China’s industrial profits registered its first drop in nearly three years in November, with businesses preparing for a tough year ahead due to declining external and domestic demand.

The National Bureau of Statistics (NBS) reported on Thursday that earnings at the country’s industrial firms was down 1.8 percent in November from the previous year to CN¥594.8 billion ($86.33 billion), marking its first profit fall since December 2015.

The fall in profits largely reflected slowing growth in sales and producer prices as well as rising costs, said He Ping of the statistics bureau.

Earnings growth at China’s industrial businesses has been cooling since April 2018 as factory price gains turned sluggish on the back of rising risks in the global economy. The trade war with the US has also strained overall productivity and demand in a blow to corporate investment plans.

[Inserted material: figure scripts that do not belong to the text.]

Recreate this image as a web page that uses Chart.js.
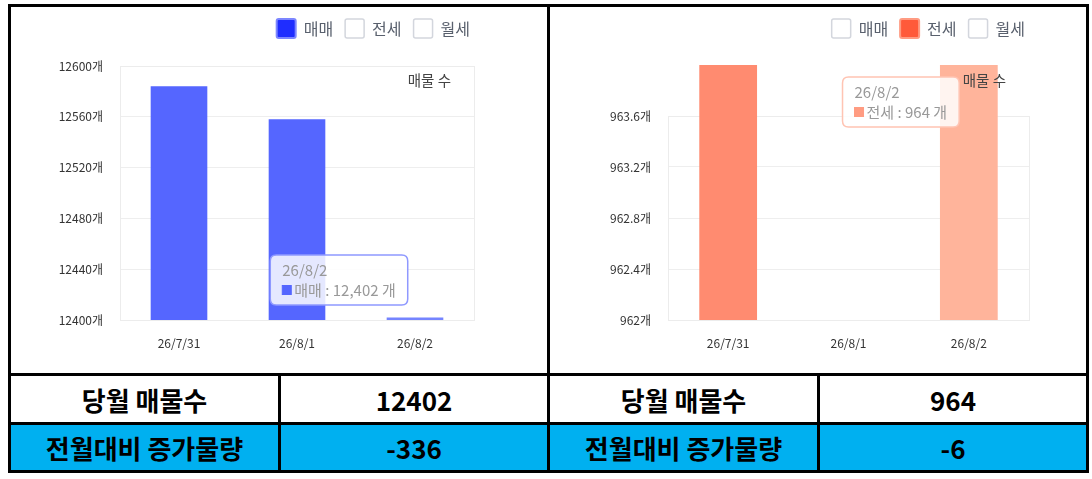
<!DOCTYPE html>
<html><head><meta charset="utf-8">
<script src="https://cdn.jsdelivr.net/npm/chart.js@4"></script>
<style>
html,body{margin:0;padding:0;background:#fff;width:1092px;height:479px;overflow:hidden;font-family:"Noto Sans CJK KR",sans-serif;}
.box{position:absolute;box-sizing:border-box;border:3px solid #000;}
.cell{position:absolute;box-sizing:border-box;border:3px solid #000;display:flex;align-items:center;justify-content:center;font-weight:700;font-size:26px;color:#000;white-space:nowrap;}
.blue{background:#00b0f0;}
.cw{position:absolute;}
</style></head><body>
<div class="box" style="left:8px;top:4px;width:542px;height:372px"></div>
<div class="box" style="left:547px;top:4px;width:542px;height:372px"></div>
<div class="cw" style="left:11px;top:7px;width:536px;height:366px"><canvas id="c1" width="536" height="366"></canvas></div>
<div class="cw" style="left:550px;top:7px;width:536px;height:366px"><canvas id="c2" width="536" height="366"></canvas></div>
<div id="tbl"></div>
<script>
// ---- data ----
const categories = ['26/7/31', '26/8/1', '26/8/2'];
const seriesNames = ['매매', '전세', '월세'];
const saleValues = [12584, 12558, 12402];      // 매매
const jeonseValues = [964, null, 964];         // 전세
const saleAxis = [12400, 12600, 40];           // min, max, step
const jeonseAxis = [962, 963.6, 0.4];
const cornerTitle = '매물 수';
const unit = '개';
const tableLabels = ['당월 매물수', '전월대비 증가물량'];
const saleSummary = [12402, -336];
const jeonseSummary = [964, -6];
const highlightIndex = 2;

Chart.defaults.font.family = '"Noto Sans CJK KR", sans-serif';
Chart.defaults.animation = false;

Chart.Tooltip.positioners.anchored = function(items) {
  if (!items.length) return false;
  const el = items[0].element;
  const an = this.chart.$anchor;
  return { x: el.x + an.dx, y: this.chart.chartArea.top + an.dy };
};

const panelPlugin = {
  id: 'panel',
  beforeDatasetsDraw(chart) {
    const {ctx, chartArea: a} = chart;
    ctx.save();
    ctx.strokeStyle = '#ececec'; ctx.lineWidth = 1;
    ctx.strokeRect(Math.round(a.left) + 0.5, Math.round(a.top) + 0.5, Math.round(a.right - a.left), Math.round(a.bottom - a.top));
    ctx.restore();
  },
  afterDatasetsDraw(chart) {
    const {ctx, chartArea: a} = chart;
    ctx.save();
    ctx.font = '14.5px "Noto Sans CJK KR"';
    ctx.fillStyle = '#444'; ctx.textAlign = 'right'; ctx.textBaseline = 'middle';
    ctx.fillText(cornerTitle, a.right - 23, 73);
    ctx.restore();
  }
};

function fmtTick(v) { return (+v.toFixed(2)) + unit; }

function makeChart(id, o) {
  const datasets = seriesNames.map((name, i) => {
    const active = i === o.activeSeries;
    return {
      label: name,
      data: active ? o.values : [],
      backgroundColor: ctx => ctx.dataIndex === highlightIndex ? o.light : o.base,
      clip: o.clip,
      legendFill: active ? o.legendFill : '#ffffff',
      legendStroke: active ? o.legendStroke : '#d3d6dd',
      legendWidth: active ? 2 : 1.5
    };
  });
  const chart = new Chart(document.getElementById(id), {
    type: 'bar',
    data: { labels: categories, datasets },
    plugins: [panelPlugin],
    options: {
      responsive: false,
      layout: { padding: { top: 0, left: 0, right: o.padRight, bottom: 23 } },
      datasets: { bar: { grouped: false, barPercentage: 0.6, categoryPercentage: 0.8 } },
      scales: {
        x: {
          grid: { display: false, drawTicks: false },
          border: { color: '#ececec' },
          ticks: { padding: 16, color: '#333', font: { size: 12 } },
          afterFit: s => { s.height = 30; }
        },
        xTop: {
          position: 'top', type: 'category', display: true,
          grid: { display: false }, border: { display: false }, ticks: { display: false },
          afterFit: s => { s.height = Math.max(0, o.plotTop - s.chart.legend.height); }
        },
        y: {
          min: o.axis[0], max: o.axis[1],
          grid: { color: '#eeeeee', drawTicks: false },
          border: { color: '#ececec' },
          ticks: { stepSize: o.axis[2], padding: 17, color: '#333', font: { size: 12 }, callback: fmtTick },
          afterFit: s => { s.width = o.yWidth; }
        },
        yRight: {
          position: 'right', type: 'linear', display: true,
          grid: { display: false }, border: { display: false }, ticks: { display: false },
          afterFit: s => { s.width = 8; }
        }
      },
      plugins: {
        legend: {
          position: 'top', align: 'end',
          labels: {
            boxWidth: 19, boxHeight: 19, padding: 12, color: '#59606d',
            font: { size: 16 },
            generateLabels: ch => ch.data.datasets.map((ds, i) => ({
              text: ds.label, fillStyle: ds.legendFill, strokeStyle: ds.legendStroke,
              lineWidth: ds.legendWidth, hidden: false, datasetIndex: i,
              borderRadius: 2, fontColor: '#59606d'
            })),
            useBorderRadius: true, borderRadius: 2
          },
          onClick: () => {}
        },
        tooltip: {
          position: 'anchored', xAlign: 'center', yAlign: 'center',
          caretSize: 0, caretPadding: 0, cornerRadius: 6,
          backgroundColor: 'rgba(255,255,255,0.85)',
          borderColor: o.tipBorder, borderWidth: 1.5,
          titleColor: '#999', bodyColor: '#999',
          titleFont: { size: 15, weight: 'normal' }, bodyFont: { size: 15 },
          padding: { top: 6, bottom: 6, left: 12, right: 12 },
          titleMarginBottom: 2,
          displayColors: true, boxWidth: 9, boxHeight: 9, boxPadding: 1,
          multiKeyBackground: o.tipBox,
          filter: it => it.datasetIndex === o.activeSeries,
          callbacks: {
            title: items => items[0].label,
            label: it => `${it.dataset.label} : ${it.parsed.y.toLocaleString('en-US')} ${unit}`,
            labelColor: () => ({ borderColor: o.tipBox, backgroundColor: o.tipBox })
          }
        }
      }
    }
  });
  chart.$anchor = o.anchor;
  chart.tooltip.setActiveElements([{ datasetIndex: o.activeSeries, index: highlightIndex }], { x: 0, y: 0 });
  chart.update();
  return chart;
}

makeChart('c1', {
  values: saleValues, activeSeries: 0, axis: saleAxis,
  base: '#5566ff', light: '#7584ff',
  legendFill: '#1f2dff', legendStroke: '#7c86ff',
  tipBorder: '#8f99ff', tipBox: '#5566ff',
  padRight: 65, yWidth: 109, plotTop: 59, clip: undefined,
  anchor: { dx: -76, dy: 214 }
});
makeChart('c2', {
  values: jeonseValues, activeSeries: 1, axis: jeonseAxis,
  base: '#ff8b70', light: '#ffb49b',
  legendFill: '#ff5a3a', legendStroke: '#ff9b82',
  tipBorder: '#ffc4b3', tipBox: '#ff9c82',
  padRight: 49, yWidth: 118, plotTop: 109,
  clip: { left: false, top: false, right: false, bottom: 0 },
  anchor: { dx: -68, dy: -14 }
});

// ---- table ----
const tbl = document.getElementById('tbl');
const colX = [[8, 273], [278, 272], [547, 273], [817, 272]];
const rowY = [[373, 52], [422, 51]];
function addCell(text, c, r, blue) {
  const d = document.createElement('div');
  d.className = 'cell' + (blue ? ' blue' : '');
  d.style.left = colX[c][0] + 'px'; d.style.width = colX[c][1] + 'px';
  d.style.top = rowY[r][0] + 'px'; d.style.height = rowY[r][1] + 'px';
  d.textContent = text;
  tbl.appendChild(d);
}
tableLabels.forEach((lab, r) => {
  const blue = r === 1;
  addCell(lab, 0, r, blue);
  addCell(String(saleSummary[r]), 1, r, blue);
  addCell(lab, 2, r, blue);
  addCell(String(jeonseSummary[r]), 3, r, blue);
});
</script>
</body></html>
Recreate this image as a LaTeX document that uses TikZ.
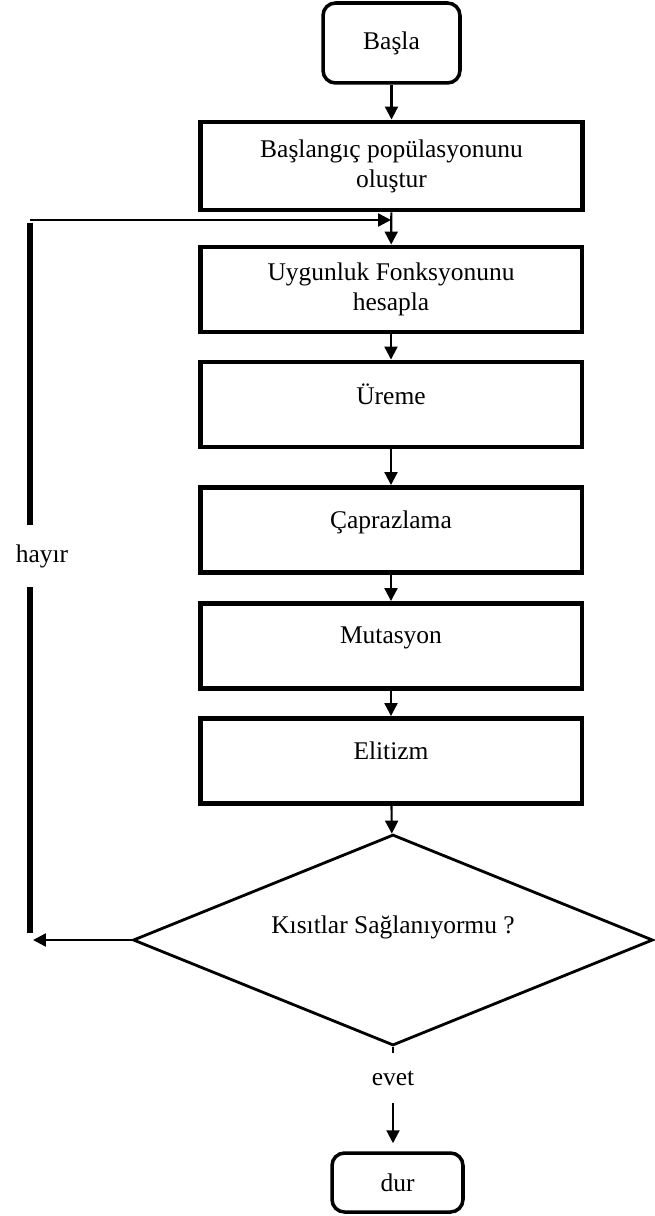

For the first eleven months, profits at industrial companies were up 11.8 percent from the same period in 2017 to CN¥6.1 trillion, losing momentum from a 13.6 percent increase in January-October. Earnings growth at state-owned industrial firms also cooled in the same period.    

The weakness does not stop there. Economists expect earnings to tumble further next year due to smaller gains in industrial costs as a result of slackening demand, with some even warning of the risk of deflation.

Shanghai-based analyst Nie Wen stated that soft economic indicators such as producer prices, industrial output and orders all point to further pressure on corporate profitability, adding that firms’ revenues have been hit by shrinking demand.

Industrial profits next year might very well post a 5-10 percent decline on average, said Wen.

China’s factory price in November also grew to its weakest pace in two years as domestic demand lost more momentum.

Pressure Piles on China’s Economy


The disappointing data reinforces signs of slowing economic growth as the trade conflict with the US adds more weight on China’s vast manufacturing industry and as companies, which are getting ready to face further strain in 2019, put their investment plans on hold.

Jiang Ming, chairman of a Henan-based company that has business in healthcare, construction, and finance, stated that survival is paramount for them next year and that they will be more cautious with their investments.

Miang added that they also need to maintain better cashflows and save their ammunition to prepare for the tight, tough, and difficult days ahead.

The world’s second largest economy grew at the slowest pace last quarter since the global financial crisis, weighed down years-long deleveraging campaign, cooling property market, and a trade spat with the US.

China’s economy is expected to slow further next year.

With pressure increasing, the Chinese government has launched a range of measures to boost demand. The country’s top leaders has pledged to ratchet up support for the economy in 2019 by lowering taxes and maintaining sufficient liquidity, while vowing to move forward with trade talks with the US.

US President Donald Trump and Chinese President Xi Jinping had agreed to a 90-day truce at the start of the month, putting a planned US tariff hike on pause until January 1 as they negotiate a trade deal.

However, there is uncertainty whether the two superpowers can settle their differences over several issues – including trade and intellectual property rights – to establish a firm agreement.